§ **What to work on**: For the data below, transcribe the part that opens with the line containing "Write a Python" and closes with the line containing "ax.text(r + n", exactly and with no pictures.

§ **Source data**:
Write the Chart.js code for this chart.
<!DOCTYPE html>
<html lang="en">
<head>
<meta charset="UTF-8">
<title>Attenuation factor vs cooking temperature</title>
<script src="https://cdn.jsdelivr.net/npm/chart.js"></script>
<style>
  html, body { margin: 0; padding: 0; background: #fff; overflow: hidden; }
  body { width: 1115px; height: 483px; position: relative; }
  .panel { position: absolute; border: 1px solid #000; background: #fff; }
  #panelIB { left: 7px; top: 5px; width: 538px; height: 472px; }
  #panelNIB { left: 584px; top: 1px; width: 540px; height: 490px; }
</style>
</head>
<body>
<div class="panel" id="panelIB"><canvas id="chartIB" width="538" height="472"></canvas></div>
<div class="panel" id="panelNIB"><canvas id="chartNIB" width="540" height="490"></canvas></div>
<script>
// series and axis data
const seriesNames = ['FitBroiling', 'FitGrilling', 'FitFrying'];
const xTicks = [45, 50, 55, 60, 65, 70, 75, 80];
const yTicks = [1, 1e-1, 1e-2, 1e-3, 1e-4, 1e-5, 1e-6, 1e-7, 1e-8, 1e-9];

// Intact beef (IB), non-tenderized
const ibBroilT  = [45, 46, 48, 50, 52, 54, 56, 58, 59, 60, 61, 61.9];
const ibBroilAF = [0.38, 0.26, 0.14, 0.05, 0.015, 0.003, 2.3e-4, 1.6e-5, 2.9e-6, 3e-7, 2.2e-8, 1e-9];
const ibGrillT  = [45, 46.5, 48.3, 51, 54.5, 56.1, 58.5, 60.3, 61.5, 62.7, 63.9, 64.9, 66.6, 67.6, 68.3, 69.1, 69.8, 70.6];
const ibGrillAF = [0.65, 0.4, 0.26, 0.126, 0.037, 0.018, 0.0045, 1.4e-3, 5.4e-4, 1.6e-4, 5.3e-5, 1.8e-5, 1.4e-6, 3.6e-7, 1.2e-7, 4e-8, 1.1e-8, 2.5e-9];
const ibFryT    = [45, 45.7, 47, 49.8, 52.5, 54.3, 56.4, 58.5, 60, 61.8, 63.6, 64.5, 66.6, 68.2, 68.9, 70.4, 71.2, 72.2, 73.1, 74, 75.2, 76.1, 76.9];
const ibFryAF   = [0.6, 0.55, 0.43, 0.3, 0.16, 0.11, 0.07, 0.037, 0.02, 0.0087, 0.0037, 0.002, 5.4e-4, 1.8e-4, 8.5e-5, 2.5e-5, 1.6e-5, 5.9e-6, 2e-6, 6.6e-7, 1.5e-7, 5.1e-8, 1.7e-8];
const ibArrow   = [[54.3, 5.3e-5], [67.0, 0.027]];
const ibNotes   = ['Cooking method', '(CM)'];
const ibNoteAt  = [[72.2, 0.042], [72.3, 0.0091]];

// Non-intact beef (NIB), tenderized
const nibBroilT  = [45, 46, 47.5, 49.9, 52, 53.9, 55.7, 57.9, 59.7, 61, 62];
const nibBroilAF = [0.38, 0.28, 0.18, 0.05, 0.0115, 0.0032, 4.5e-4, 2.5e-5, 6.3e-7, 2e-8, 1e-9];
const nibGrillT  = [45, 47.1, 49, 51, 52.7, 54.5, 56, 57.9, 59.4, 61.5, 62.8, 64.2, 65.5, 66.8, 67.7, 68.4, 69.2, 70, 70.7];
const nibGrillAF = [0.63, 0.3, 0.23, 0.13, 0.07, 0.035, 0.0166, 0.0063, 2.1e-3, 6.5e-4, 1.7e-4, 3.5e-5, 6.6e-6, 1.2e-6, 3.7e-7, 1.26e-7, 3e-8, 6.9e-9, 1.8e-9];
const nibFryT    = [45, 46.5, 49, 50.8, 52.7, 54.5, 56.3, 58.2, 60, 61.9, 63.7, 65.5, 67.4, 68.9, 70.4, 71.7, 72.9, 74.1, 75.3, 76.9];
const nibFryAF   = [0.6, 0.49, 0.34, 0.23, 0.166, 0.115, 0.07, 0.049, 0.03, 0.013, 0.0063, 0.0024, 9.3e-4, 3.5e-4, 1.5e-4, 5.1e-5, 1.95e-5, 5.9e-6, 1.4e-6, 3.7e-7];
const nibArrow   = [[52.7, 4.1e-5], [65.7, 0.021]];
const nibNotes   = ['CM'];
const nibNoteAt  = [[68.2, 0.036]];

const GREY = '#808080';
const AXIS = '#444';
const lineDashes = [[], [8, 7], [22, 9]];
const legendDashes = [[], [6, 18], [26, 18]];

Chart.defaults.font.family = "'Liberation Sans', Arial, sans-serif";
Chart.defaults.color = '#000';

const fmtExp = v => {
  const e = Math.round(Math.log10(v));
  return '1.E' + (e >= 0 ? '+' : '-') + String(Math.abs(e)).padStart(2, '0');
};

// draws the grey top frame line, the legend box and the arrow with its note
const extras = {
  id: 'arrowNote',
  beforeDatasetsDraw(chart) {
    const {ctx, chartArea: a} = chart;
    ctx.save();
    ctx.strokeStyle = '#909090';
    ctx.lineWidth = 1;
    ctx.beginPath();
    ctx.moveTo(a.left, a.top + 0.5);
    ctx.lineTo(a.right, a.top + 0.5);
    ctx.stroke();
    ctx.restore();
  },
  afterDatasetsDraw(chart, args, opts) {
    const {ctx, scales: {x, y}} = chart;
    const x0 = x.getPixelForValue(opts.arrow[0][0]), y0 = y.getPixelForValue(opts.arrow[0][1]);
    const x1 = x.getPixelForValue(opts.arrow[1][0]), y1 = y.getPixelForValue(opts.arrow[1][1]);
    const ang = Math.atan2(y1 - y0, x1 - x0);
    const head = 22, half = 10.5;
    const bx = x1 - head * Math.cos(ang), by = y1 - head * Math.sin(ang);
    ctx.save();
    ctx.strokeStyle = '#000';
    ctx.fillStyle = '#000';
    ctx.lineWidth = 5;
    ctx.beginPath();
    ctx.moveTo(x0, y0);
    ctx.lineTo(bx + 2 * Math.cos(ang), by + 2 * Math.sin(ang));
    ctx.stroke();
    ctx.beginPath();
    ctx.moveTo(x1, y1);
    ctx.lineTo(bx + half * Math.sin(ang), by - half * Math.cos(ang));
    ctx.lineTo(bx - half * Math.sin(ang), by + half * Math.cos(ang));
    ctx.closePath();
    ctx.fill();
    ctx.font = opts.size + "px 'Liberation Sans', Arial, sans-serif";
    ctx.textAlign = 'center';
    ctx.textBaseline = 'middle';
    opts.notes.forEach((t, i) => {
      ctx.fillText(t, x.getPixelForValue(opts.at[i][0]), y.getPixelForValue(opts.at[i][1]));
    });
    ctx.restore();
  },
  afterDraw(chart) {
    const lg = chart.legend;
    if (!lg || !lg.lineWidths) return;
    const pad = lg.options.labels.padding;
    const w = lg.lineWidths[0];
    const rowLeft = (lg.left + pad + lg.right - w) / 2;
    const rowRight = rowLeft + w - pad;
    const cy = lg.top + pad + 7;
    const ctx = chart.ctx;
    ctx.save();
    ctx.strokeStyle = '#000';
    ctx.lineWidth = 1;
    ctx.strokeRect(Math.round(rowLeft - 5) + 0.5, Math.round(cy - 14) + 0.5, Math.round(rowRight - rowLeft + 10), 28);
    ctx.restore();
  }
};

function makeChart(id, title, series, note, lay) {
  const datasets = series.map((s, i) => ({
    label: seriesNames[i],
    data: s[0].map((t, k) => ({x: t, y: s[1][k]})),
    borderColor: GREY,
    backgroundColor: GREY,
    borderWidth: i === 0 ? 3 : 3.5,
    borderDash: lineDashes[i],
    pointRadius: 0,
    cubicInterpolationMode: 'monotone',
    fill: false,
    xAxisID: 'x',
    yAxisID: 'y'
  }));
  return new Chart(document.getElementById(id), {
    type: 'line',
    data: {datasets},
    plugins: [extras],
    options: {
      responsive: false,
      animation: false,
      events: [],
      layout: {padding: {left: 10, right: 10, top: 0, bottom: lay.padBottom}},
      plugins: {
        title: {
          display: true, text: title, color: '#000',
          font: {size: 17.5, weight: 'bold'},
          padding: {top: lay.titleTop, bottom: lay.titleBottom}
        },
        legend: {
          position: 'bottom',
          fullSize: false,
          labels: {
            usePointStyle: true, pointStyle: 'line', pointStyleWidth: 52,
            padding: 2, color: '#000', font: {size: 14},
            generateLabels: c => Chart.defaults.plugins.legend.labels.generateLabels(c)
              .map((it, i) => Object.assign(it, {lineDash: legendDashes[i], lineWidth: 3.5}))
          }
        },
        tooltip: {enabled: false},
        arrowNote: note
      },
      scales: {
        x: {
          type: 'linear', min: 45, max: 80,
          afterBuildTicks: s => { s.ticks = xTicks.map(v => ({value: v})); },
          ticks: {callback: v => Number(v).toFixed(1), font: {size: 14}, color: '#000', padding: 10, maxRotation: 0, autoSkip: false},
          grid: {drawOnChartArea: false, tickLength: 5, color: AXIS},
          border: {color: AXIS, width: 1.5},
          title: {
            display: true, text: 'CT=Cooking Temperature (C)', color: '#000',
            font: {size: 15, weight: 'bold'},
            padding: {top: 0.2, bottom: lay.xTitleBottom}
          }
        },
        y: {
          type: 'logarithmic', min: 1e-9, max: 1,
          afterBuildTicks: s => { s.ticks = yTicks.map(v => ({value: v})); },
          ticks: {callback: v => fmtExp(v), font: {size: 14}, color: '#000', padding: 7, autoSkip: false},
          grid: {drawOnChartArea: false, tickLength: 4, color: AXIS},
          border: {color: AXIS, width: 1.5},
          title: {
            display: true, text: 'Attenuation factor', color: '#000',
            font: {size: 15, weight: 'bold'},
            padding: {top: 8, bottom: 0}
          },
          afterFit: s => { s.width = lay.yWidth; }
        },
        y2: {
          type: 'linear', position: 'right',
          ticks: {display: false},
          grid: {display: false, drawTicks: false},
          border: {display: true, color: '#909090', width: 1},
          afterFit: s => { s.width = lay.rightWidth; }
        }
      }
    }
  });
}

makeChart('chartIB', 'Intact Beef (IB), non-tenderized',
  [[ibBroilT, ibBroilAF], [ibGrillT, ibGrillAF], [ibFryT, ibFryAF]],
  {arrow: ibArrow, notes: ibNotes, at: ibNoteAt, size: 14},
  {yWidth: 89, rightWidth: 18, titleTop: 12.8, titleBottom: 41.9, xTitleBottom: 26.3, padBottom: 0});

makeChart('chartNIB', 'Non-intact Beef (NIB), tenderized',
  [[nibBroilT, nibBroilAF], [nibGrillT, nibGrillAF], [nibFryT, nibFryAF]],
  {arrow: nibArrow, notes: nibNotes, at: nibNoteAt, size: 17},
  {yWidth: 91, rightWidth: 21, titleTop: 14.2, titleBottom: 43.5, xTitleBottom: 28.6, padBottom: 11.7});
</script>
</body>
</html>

* * *

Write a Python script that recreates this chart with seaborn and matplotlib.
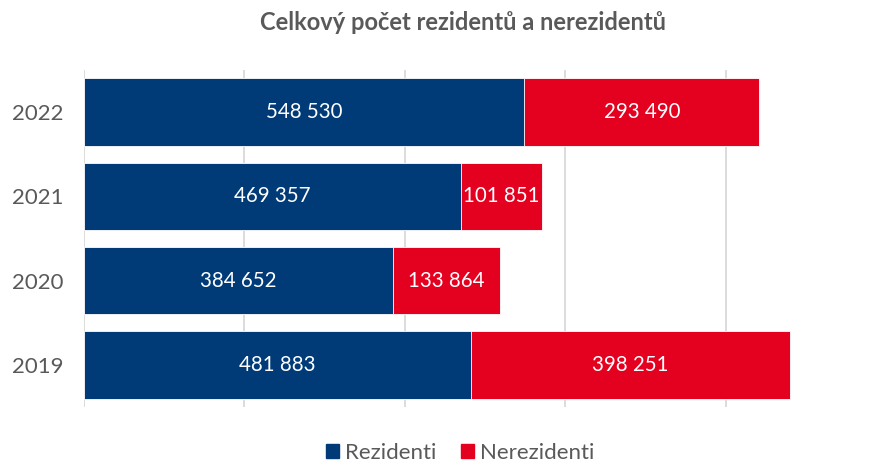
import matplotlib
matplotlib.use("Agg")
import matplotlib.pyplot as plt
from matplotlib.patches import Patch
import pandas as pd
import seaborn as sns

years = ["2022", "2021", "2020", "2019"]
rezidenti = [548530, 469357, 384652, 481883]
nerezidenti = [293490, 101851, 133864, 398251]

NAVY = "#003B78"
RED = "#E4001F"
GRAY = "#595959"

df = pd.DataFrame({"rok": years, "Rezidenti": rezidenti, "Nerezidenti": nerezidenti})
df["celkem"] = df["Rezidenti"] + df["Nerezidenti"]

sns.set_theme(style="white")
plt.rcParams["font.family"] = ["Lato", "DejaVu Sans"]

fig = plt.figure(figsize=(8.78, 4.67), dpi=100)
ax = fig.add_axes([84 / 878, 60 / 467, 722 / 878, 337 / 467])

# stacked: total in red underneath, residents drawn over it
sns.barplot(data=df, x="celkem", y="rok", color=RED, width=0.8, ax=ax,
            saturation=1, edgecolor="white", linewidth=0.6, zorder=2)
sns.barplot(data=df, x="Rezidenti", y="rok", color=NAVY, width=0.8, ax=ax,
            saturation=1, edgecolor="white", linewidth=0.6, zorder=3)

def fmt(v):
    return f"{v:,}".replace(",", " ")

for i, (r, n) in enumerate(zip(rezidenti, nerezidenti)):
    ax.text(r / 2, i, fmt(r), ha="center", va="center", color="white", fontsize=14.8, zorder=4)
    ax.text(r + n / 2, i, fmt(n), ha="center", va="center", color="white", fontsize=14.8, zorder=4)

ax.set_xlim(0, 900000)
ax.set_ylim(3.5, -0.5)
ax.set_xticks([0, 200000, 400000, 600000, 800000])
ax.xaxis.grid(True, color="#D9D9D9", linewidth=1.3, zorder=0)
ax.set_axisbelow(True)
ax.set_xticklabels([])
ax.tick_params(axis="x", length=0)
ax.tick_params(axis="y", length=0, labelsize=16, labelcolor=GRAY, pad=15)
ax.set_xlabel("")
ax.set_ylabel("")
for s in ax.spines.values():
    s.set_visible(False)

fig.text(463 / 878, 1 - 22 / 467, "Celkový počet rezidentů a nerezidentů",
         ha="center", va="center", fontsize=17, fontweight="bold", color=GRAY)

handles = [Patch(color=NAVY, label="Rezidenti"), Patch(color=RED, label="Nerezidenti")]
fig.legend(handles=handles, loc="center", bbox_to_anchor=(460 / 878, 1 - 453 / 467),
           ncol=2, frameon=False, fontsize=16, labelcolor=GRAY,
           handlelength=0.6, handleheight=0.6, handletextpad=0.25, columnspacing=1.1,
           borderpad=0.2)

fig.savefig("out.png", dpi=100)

§ **The reply**:
Write a Python script that recreates this chart with seaborn and matplotlib.
import matplotlib
matplotlib.use("Agg")
import matplotlib.pyplot as plt
from matplotlib.patches import Patch
import pandas as pd
import seaborn as sns

years = ["2022", "2021", "2020", "2019"]
rezidenti = [548530, 469357, 384652, 481883]
nerezidenti = [293490, 101851, 133864, 398251]

NAVY = "#003B78"
RED = "#E4001F"
GRAY = "#595959"

df = pd.DataFrame({"rok": years, "Rezidenti": rezidenti, "Nerezidenti": nerezidenti})
df["celkem"] = df["Rezidenti"] + df["Nerezidenti"]

sns.set_theme(style="white")
plt.rcParams["font.family"] = ["Lato", "DejaVu Sans"]

fig = plt.figure(figsize=(8.78, 4.67), dpi=100)
ax = fig.add_axes([84 / 878, 60 / 467, 722 / 878, 337 / 467])

# stacked: total in red underneath, residents drawn over it
sns.barplot(data=df, x="celkem", y="rok", color=RED, width=0.8, ax=ax,
            saturation=1, edgecolor="white", linewidth=0.6, zorder=2)
sns.barplot(data=df, x="Rezidenti", y="rok", color=NAVY, width=0.8, ax=ax,
            saturation=1, edgecolor="white", linewidth=0.6, zorder=3)

def fmt(v):
    return f"{v:,}".replace(",", " ")

for i, (r, n) in enumerate(zip(rezidenti, nerezidenti)):
    ax.text(r / 2, i, fmt(r), ha="center", va="center", color="white", fontsize=14.8, zorder=4)
    ax.text(r + n / 2, i, fmt(n), ha="center", va="center", color="white", fontsize=14.8, zorder=4)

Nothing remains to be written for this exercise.